§ **OBJECTIVE**
Quote the records beneath, complete and exact. Leave out images.

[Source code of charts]
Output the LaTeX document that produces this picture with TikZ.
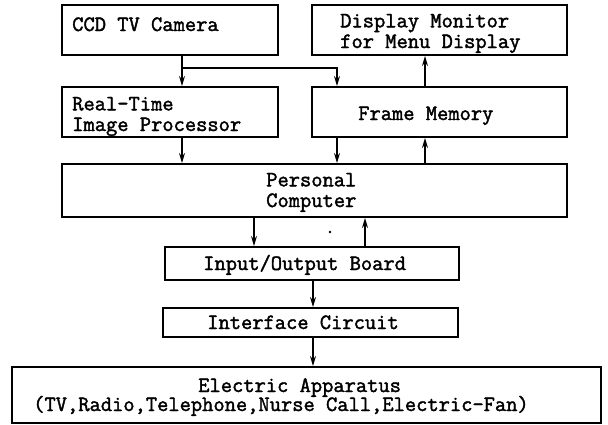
\documentclass[tikz,border=0pt]{standalone}
\usepackage{fontspec}
\usetikzlibrary{arrows.meta}
\newfontfamily\blockfont[FakeBold=1.8]{Latin Modern Mono}

\tikzset{
  blk/.style={draw, line width=1.5pt, inner sep=0pt},
  lbl/.style={inner sep=0pt, align=left, anchor=base west,
    font=\blockfont\fontsize{16.4}{15.5}\selectfont},
  link/.style={-{Stealth[length=7.5pt,width=4.5pt]}, line width=1pt},
}

\begin{document}
\begin{tikzpicture}[x=0.75pt,y=-0.75pt]
\useasboundingbox (0,0) rectangle (608,425);

% boxes
\node[blk, minimum width=162pt, minimum height=37.5pt] (cam) at (170,30) {};
\node[blk, minimum width=191.25pt, minimum height=37.5pt] (disp) at (439.5,30) {};
\node[blk, minimum width=162pt, minimum height=37.5pt] (rtp) at (170,112) {};
\node[blk, minimum width=191.25pt, minimum height=37.5pt] (fm) at (439.5,112) {};
\node[blk, minimum width=378.75pt, minimum height=39.75pt] (pc) at (314.5,190.5) {};
\node[blk, minimum width=220.5pt, minimum height=24.75pt] (io) at (312,263.5) {};
\node[blk, minimum width=221.25pt, minimum height=21.75pt] (ifc) at (310.5,322.5) {};
\node[blk, minimum width=441.75pt, minimum height=42pt] (app) at (306.5,395) {};

% texts (base = last line)
\node[lbl] (camtxt) at (72,31) {CCD TV Camera};
\node[lbl] (disptxt) at (340,48) {Display Monitor\\for Menu Display};
\node[lbl] (rtptxt) at (72,131) {Real-Time\\Image Processor};
\node[lbl] (fmtxt) at (358,120) {Frame Memory};
\node[lbl] (pctxt) at (266,207) {Personal\\Computer};
\node[lbl] (iotxt) at (203,270) {Input/Output Board};
\node[lbl] (ifctxt) at (207,329) {Interface Circuit};
\node[lbl] (apptxt1) at (198,392) {Electric Apparatus};
\node[lbl] (apptxt2) at (33,411) {(TV,Radio,Telephone,Nurse Call,Electric-Fan)};

% arrows
\coordinate (split) at (182,68);
\coordinate (xb) at (337,0);
\coordinate (xc) at (425,0);
\coordinate (xd) at (254,0);
\coordinate (xe) at (365,0);
\coordinate (xf) at (313,0);
\draw[link] (split |- cam.south) -- (split |- rtp.north);
\draw[link] (split) -| (xb |- fm.north);
\draw[link] (xc |- fm.north) -- (xc |- disp.south);
\draw[link] (split |- rtp.south) -- (split |- pc.north);
\draw[link] (xb |- fm.south) -- (xb |- pc.north);
\draw[link] (xc |- pc.north) -- (xc |- fm.south);
\draw[link] (xd |- pc.south) -- (xd |- io.north);
\draw[link] (xe |- io.north) -- (xe |- pc.south);
\draw[link] (xf |- io.south) -- (xf |- ifc.north);
\draw[link] (xf |- ifc.south) -- (xf |- app.north);
\fill (330,232) circle[radius=1pt];
\end{tikzpicture}
\end{document}
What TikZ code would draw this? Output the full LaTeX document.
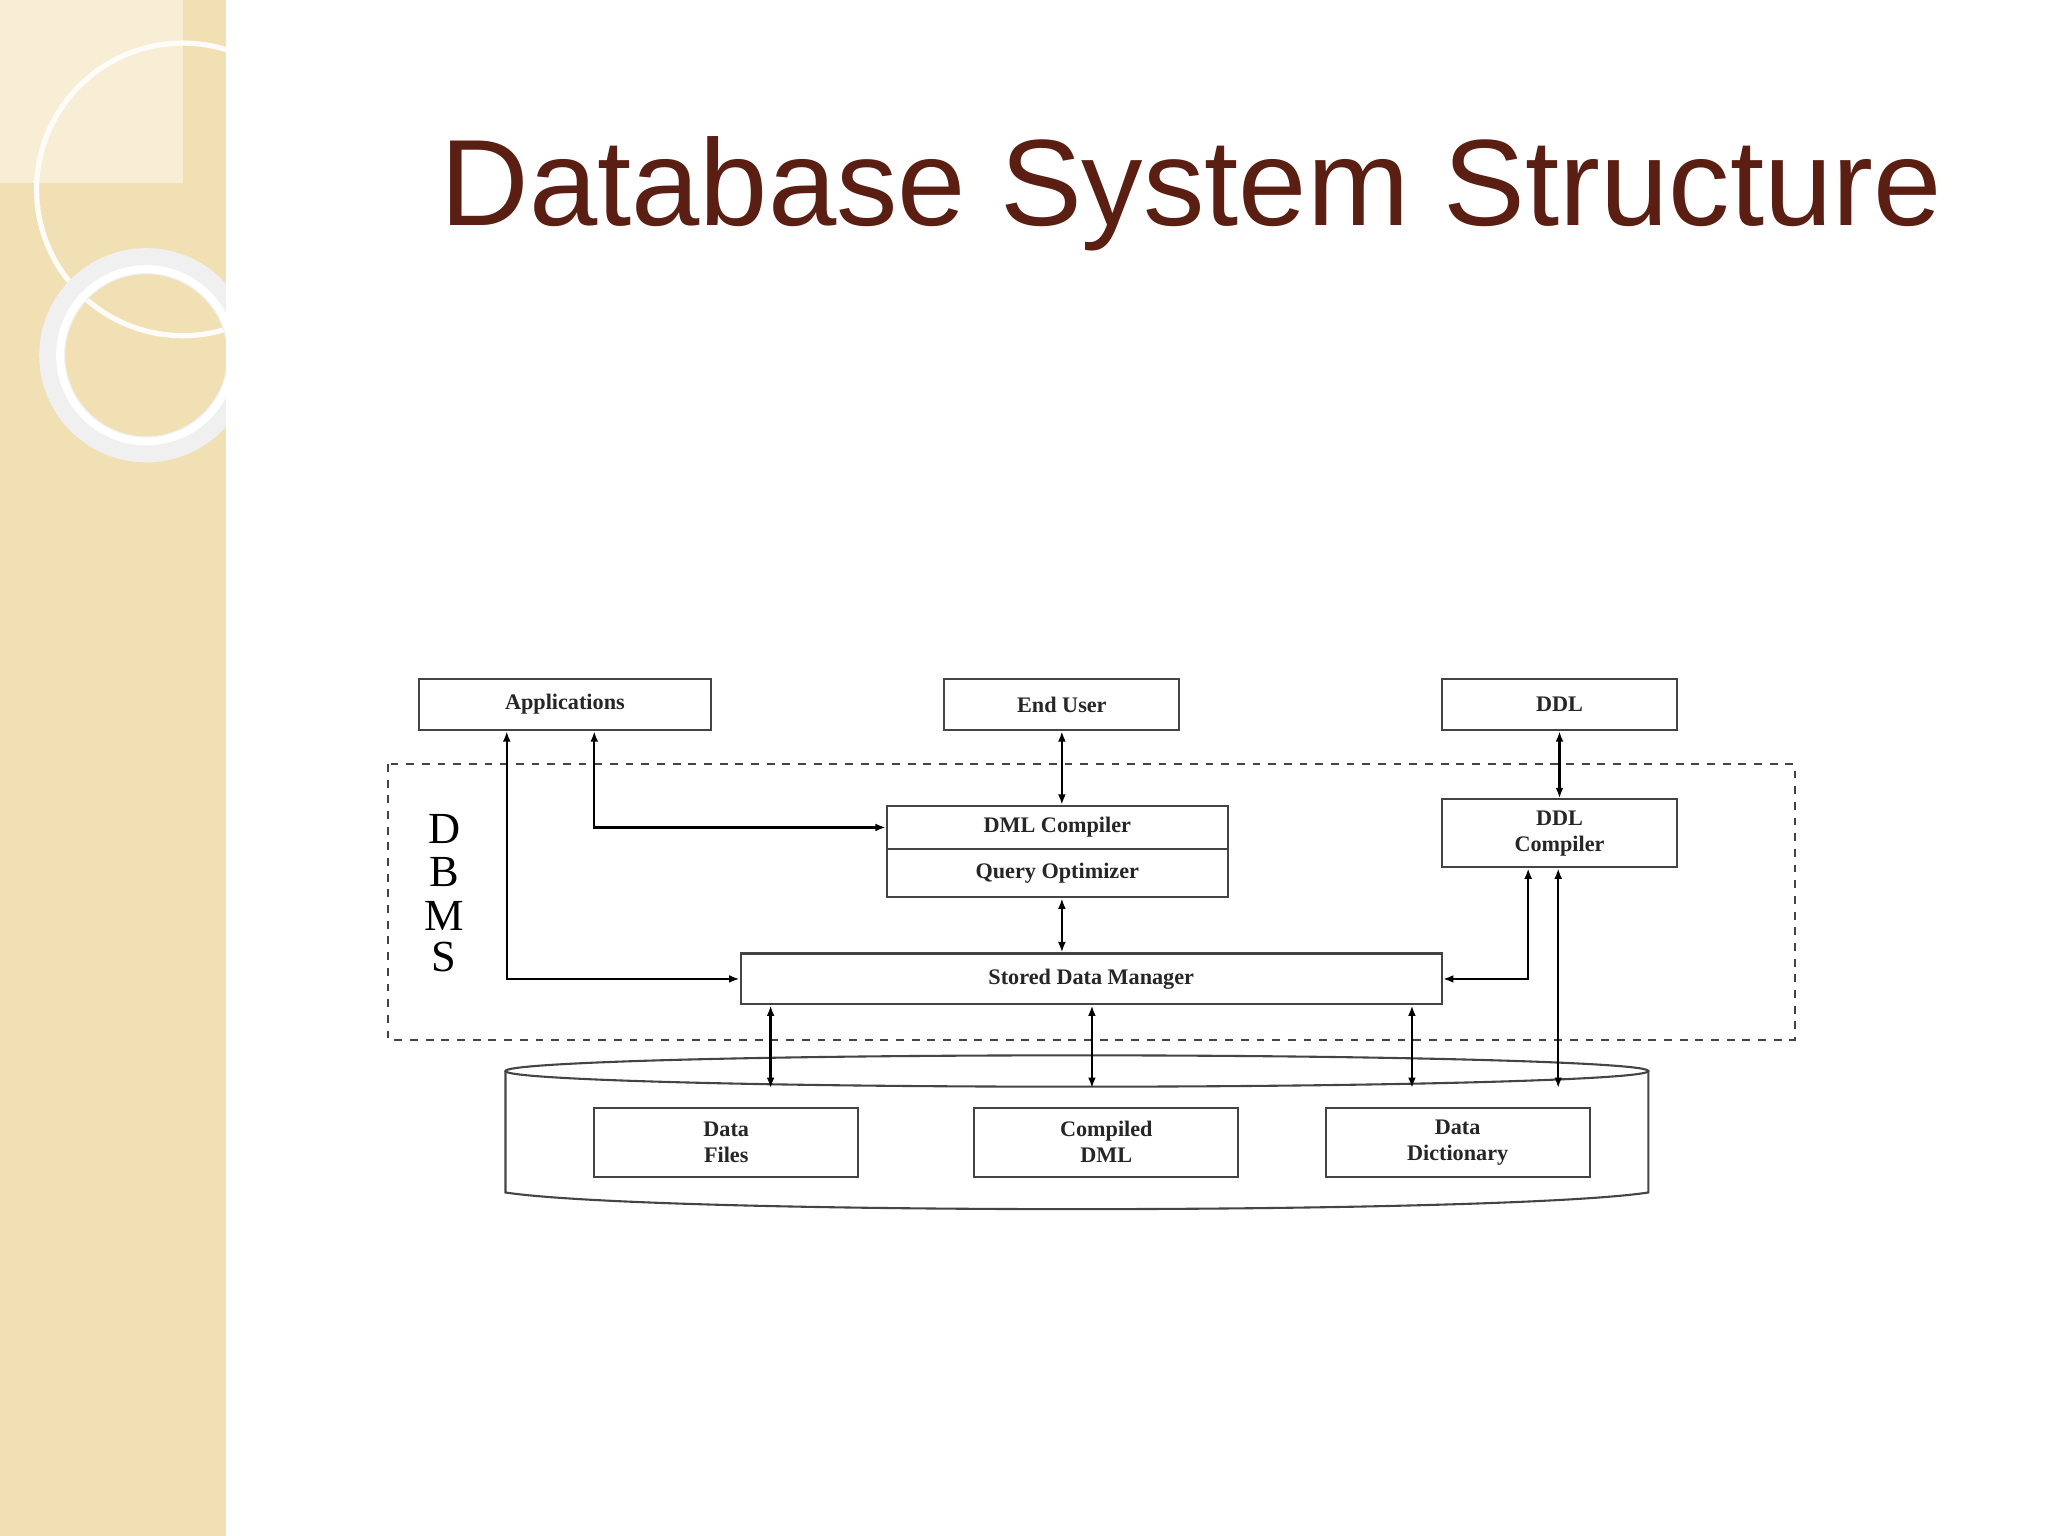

§ **TASK RESULT**
Output the LaTeX document that produces this picture with TikZ.
\documentclass[tikz,border=0pt]{standalone}
\usepackage{fontspec}
\usetikzlibrary{arrows.meta}
\newfontfamily\blockfont[FakeBold=1.8]{Latin Modern Mono}

\tikzset{
  blk/.style={draw, line width=1.5pt, inner sep=0pt},
  lbl/.style={inner sep=0pt, align=left, anchor=base west,
    font=\blockfont\fontsize{16.4}{15.5}\selectfont},
  link/.style={-{Stealth[length=7.5pt,width=4.5pt]}, line width=1pt},
}

\begin{document}
\begin{tikzpicture}[x=0.75pt,y=-0.75pt]
\useasboundingbox (0,0) rectangle (608,425);

% boxes
\node[blk, minimum width=162pt, minimum height=37.5pt] (cam) at (170,30) {};
\node[blk, minimum width=191.25pt, minimum height=37.5pt] (disp) at (439.5,30) {};
\node[blk, minimum width=162pt, minimum height=37.5pt] (rtp) at (170,112) {};
\node[blk, minimum width=191.25pt, minimum height=37.5pt] (fm) at (439.5,112) {};
\node[blk, minimum width=378.75pt, minimum height=39.75pt] (pc) at (314.5,190.5) {};
\node[blk, minimum width=220.5pt, minimum height=24.75pt] (io) at (312,263.5) {};
\node[blk, minimum width=221.25pt, minimum height=21.75pt] (ifc) at (310.5,322.5) {};
\node[blk, minimum width=441.75pt, minimum height=42pt] (app) at (306.5,395) {};

% texts (base = last line)
\node[lbl] (camtxt) at (72,31) {CCD TV Camera};
\node[lbl] (disptxt) at (340,48) {Display Monitor\\for Menu Display};
\node[lbl] (rtptxt) at (72,131) {Real-Time\\Image Processor};
\node[lbl] (fmtxt) at (358,120) {Frame Memory};
\node[lbl] (pctxt) at (266,207) {Personal\\Computer};
\node[lbl] (iotxt) at (203,270) {Input/Output Board};
\node[lbl] (ifctxt) at (207,329) {Interface Circuit};
\node[lbl] (apptxt1) at (198,392) {Electric Apparatus};
\node[lbl] (apptxt2) at (33,411) {(TV,Radio,Telephone,Nurse Call,Electric-Fan)};

% arrows
\coordinate (split) at (182,68);
\coordinate (xb) at (337,0);
\coordinate (xc) at (425,0);
\coordinate (xd) at (254,0);
\coordinate (xe) at (365,0);
\coordinate (xf) at (313,0);
\draw[link] (split |- cam.south) -- (split |- rtp.north);
\draw[link] (split) -| (xb |- fm.north);
\draw[link] (xc |- fm.north) -- (xc |- disp.south);
\draw[link] (split |- rtp.south) -- (split |- pc.north);
\draw[link] (xb |- fm.south) -- (xb |- pc.north);
\draw[link] (xc |- pc.north) -- (xc |- fm.south);
\draw[link] (xd |- pc.south) -- (xd |- io.north);
\draw[link] (xe |- io.north) -- (xe |- pc.south);
\draw[link] (xf |- io.south) -- (xf |- ifc.north);
\draw[link] (xf |- ifc.south) -- (xf |- app.north);
\fill (330,232) circle[radius=1pt];
\end{tikzpicture}
\end{document}
What TikZ code would draw this? Output the full LaTeX document.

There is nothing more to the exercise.